Time and location: 11:00 am at corner of Hatter Street and Herbert Street – Register on Eventbrite.

Pocket forest workshop

illustration of a miyawaki inspired four layer pocket forest of 9 species of trees and shrubs
Illustration: David Wysotski/Canadian Geographic

At 1 pm in the north end of the city at a young Community Orchard in the Kingston and Frontenac Housing Corporation development Astrid and Joanne will guide you through designing and planting a Pocket Forest. Based on the Miyawaki Method of planting first developed in Japan over 40 years ago, pocket forests consist of a variety of native, mid- or late-succession species (plants that will not grow too fast and rapidly out-compete other trees) planted densely in a 3 to 6 square meter space. Little Forests Kingston have designed pocket forests for small spaces (under hydro lines of existing trees), for wet areas, for edible harvest and as keystone forests (forests that contain species of the highest value to native insects and birds). Visit Pocket Forests on the Little Forests Kingston website to get your own pocket forest suitable for just about any size urban yard. Participants will learn about:

  • soil preparation
  • sourcing trees
  • design considerations
  • proper planting and maintenance of trees

Time and location: 1:00 pm Sunday August 13 at 1130 Montreal Street – Register on Eventbrite.

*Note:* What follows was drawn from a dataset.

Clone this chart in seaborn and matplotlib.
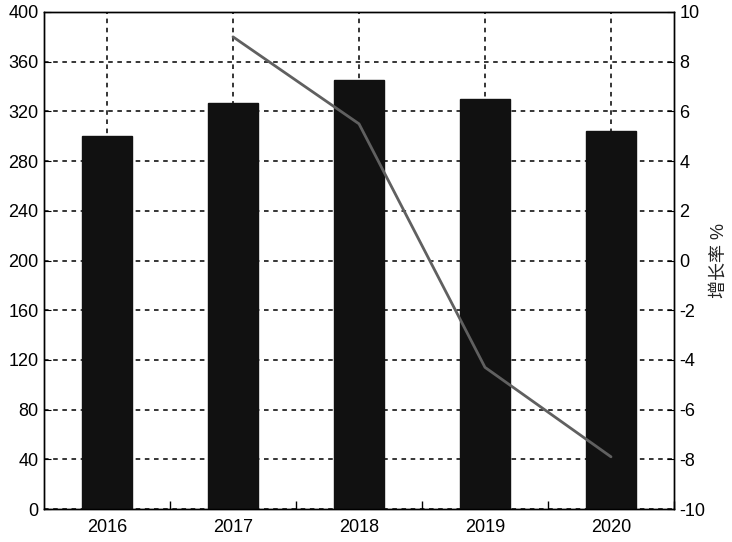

Food forest guild workshop

photo of a fruit tree guild

The final workshop of the day is at 1130 Montreal Street again at 3 pm. Joyce, Marie and work-shoppers will be planting a food forest guild. A guild is a grouping of plants that work together in a variety of layers (tree, shrub, vine, living mulch, ground cover, roots) and with a variety of functions (nitrogen fixing, bringing nutrients to the surface, building soil, attracting insects) that together form a flourishing and productive ecosystem. Participants will learn about:

  • principles of permaculture
  • plant choice and sourcing
  • design considerations
  • soil preparation
  • planting and long-term care
  • lessons learned from years of gardening in the Kingston area

Time and location: 3:00 pm Sunday August 13 at 1130 Montreal Street – Register on Eventbrite.

We hope to see you on August 13 to learn, share information and meet other people committed to making their gardens and our city more biodiverse, climate resilient and beautiful!